> _STATED TASK_: Make an exact copy of all the material below, apart from the pictures.

> _COLLECTED DATA_:
-- begin --
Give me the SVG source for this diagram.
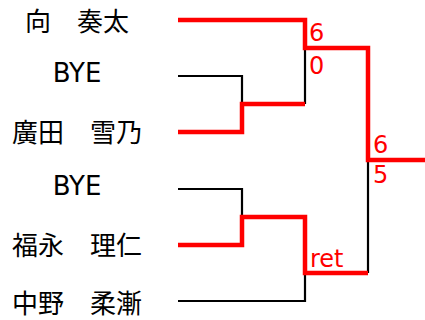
<svg xmlns="http://www.w3.org/2000/svg" width="425" height="320" viewBox="0 0 425 320">
<style>
.name{font-family:"DejaVu Sans","Noto Sans CJK JP",sans-serif;font-size:26px;fill:#000;text-anchor:middle}
.score{font-family:"DejaVu Sans","Noto Sans CJK JP",sans-serif;font-size:24px;fill:#ff0000}
.lose{fill:none;stroke:#000;stroke-width:2.2}
.win{fill:none;stroke:#ff0000;stroke-width:4.5;stroke-linejoin:miter}
</style>
<rect width="425" height="320" fill="#fff"/>
<g id="connectors">
<path class="lose" d="M178,76 H242 V104"/>
<path class="lose" d="M178,189 H242 V217"/>
<path class="lose" d="M305,48 V104"/>
<path class="lose" d="M178,301 H305 V273"/>
<path class="lose" d="M368,160 V273"/>
<path class="win" d="M178,20 H305 V48 H368 V160 H425"/>
<path class="win" d="M178,132 H242 V104 H305"/>
<path class="win" d="M178,245 H242 V217 H305 V273 H368"/>
</g>
<g id="p1"><text class="name" x="77" y="31">向　奏太</text></g>
<g id="p2"><text class="name" x="77" y="82">BYE</text></g>
<g id="p3"><text class="name" x="77" y="142">廣田　雪乃</text></g>
<g id="p4"><text class="name" x="77" y="195">BYE</text></g>
<g id="p5"><text class="name" x="77" y="255">福永　理仁</text></g>
<g id="p6"><text class="name" x="77" y="313">中野　柔漸</text></g>
<g id="scores">
<text class="score" x="309" y="41">6</text>
<text class="score" x="309" y="74">0</text>
<text class="score" x="373" y="153">6</text>
<text class="score" x="373" y="183">5</text>
<text class="score" x="310" y="267">ret</text>
</g>
</svg>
-- end --
> _THE REPLY_:
Give me the SVG source for this diagram.
<svg xmlns="http://www.w3.org/2000/svg" width="425" height="320" viewBox="0 0 425 320">
<style>
.name{font-family:"DejaVu Sans","Noto Sans CJK JP",sans-serif;font-size:26px;fill:#000;text-anchor:middle}
.score{font-family:"DejaVu Sans","Noto Sans CJK JP",sans-serif;font-size:24px;fill:#ff0000}
.lose{fill:none;stroke:#000;stroke-width:2.2}
.win{fill:none;stroke:#ff0000;stroke-width:4.5;stroke-linejoin:miter}
</style>
<rect width="425" height="320" fill="#fff"/>
<g id="connectors">
<path class="lose" d="M178,76 H242 V104"/>
<path class="lose" d="M178,189 H242 V217"/>
<path class="lose" d="M305,48 V104"/>
<path class="lose" d="M178,301 H305 V273"/>
<path class="lose" d="M368,160 V273"/>
<path class="win" d="M178,20 H305 V48 H368 V160 H425"/>
<path class="win" d="M178,132 H242 V104 H305"/>
<path class="win" d="M178,245 H242 V217 H305 V273 H368"/>
</g>
<g id="p1"><text class="name" x="77" y="31">向　奏太</text></g>
<g id="p2"><text class="name" x="77" y="82">BYE</text></g>
<g id="p3"><text class="name" x="77" y="142">廣田　雪乃</text></g>
<g id="p4"><text class="name" x="77" y="195">BYE</text></g>
<g id="p5"><text class="name" x="77" y="255">福永　理仁</text></g>
<g id="p6"><text class="name" x="77" y="313">中野　柔漸</text></g>
<g id="scores">
<text class="score" x="309" y="41">6</text>
<text class="score" x="309" y="74">0</text>
<text class="score" x="373" y="153">6</text>
<text class="score" x="373" y="183">5</text>
<text class="score" x="310" y="267">ret</text>
</g>
</svg>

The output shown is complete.